GARDEN VALLEY, Idaho — There is something to be said about communities compiled of just a couple thousand. After a year and a half of working at the Garden Valley School District (GVSD), Superintendent Randy Thompson is already seeing the charm.

"Everyone seems to know each other. They look out for each other. You kinda got each other’s back, ya know?" Thompson said. "I love being here. You don't get lost in the crowd so much when you're in a small school or small community."

The GVSD is comprised of 300 kids. They come from different backgrounds, families, and financial situations.

"It breaks my heart thinking that a kid because they don't have money or funds skips a meal. That just really hit me to the core," Thompson said.

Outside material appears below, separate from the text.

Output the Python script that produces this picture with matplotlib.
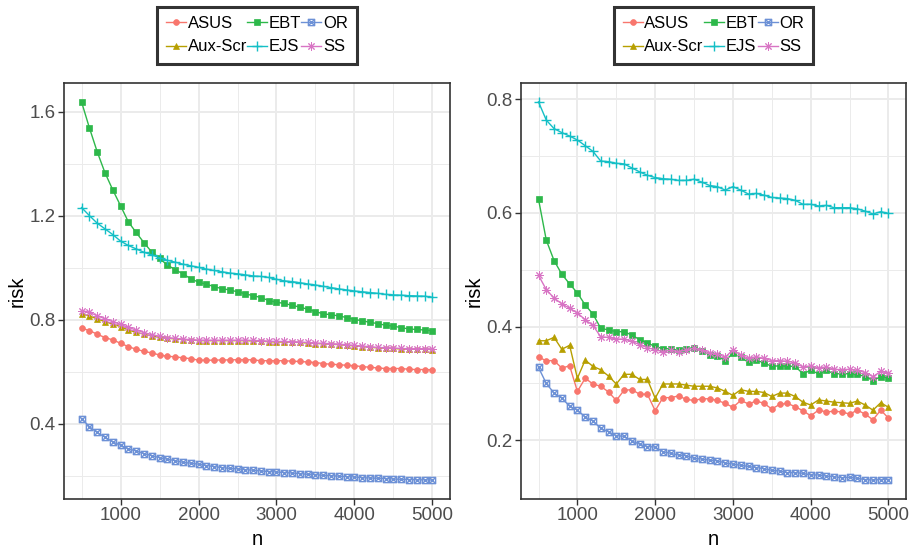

With the help of GVSD Food Director Debbie Updike, the district identified 25 kids that skipped lunch daily. They fall into a grey area, according to Thompson. The families don’t financially qualify for free or reduced lunch; however, they also do not have enough money to afford a full lunch either.

"Without knowing the exact situation of any particular family, we don't know exactly why the child may not have had money. Could be a number of different reasons," Thompson said. "But the plain and simple fact was, this kid is not eating. We want to ensure this kid gets a meal."

Thompson wrote a letter to community members on Dec. 8 explaining the issue. He also posted it online.

Within a month, 35 donors stepped up to raise $12,000 - enough to provide free meals to 25 students every school day for up to two school years.

"We have a longer day here, a 4-day week. So, when a student misses lunch, they have a longer period without food," Updike said. "We're excited to be able to help them out."

The district could not divert funds from other sources, according to Thompson. Community support was needed to cover the costs. And that support stretched all the way to Boise where Ada County residents offered up donations as well.

"This has gotten some attention outside our own community," Thompson said. "If we find ourselves in a similar situation a few years from now, I will reach out again because I know this community is willing to respond."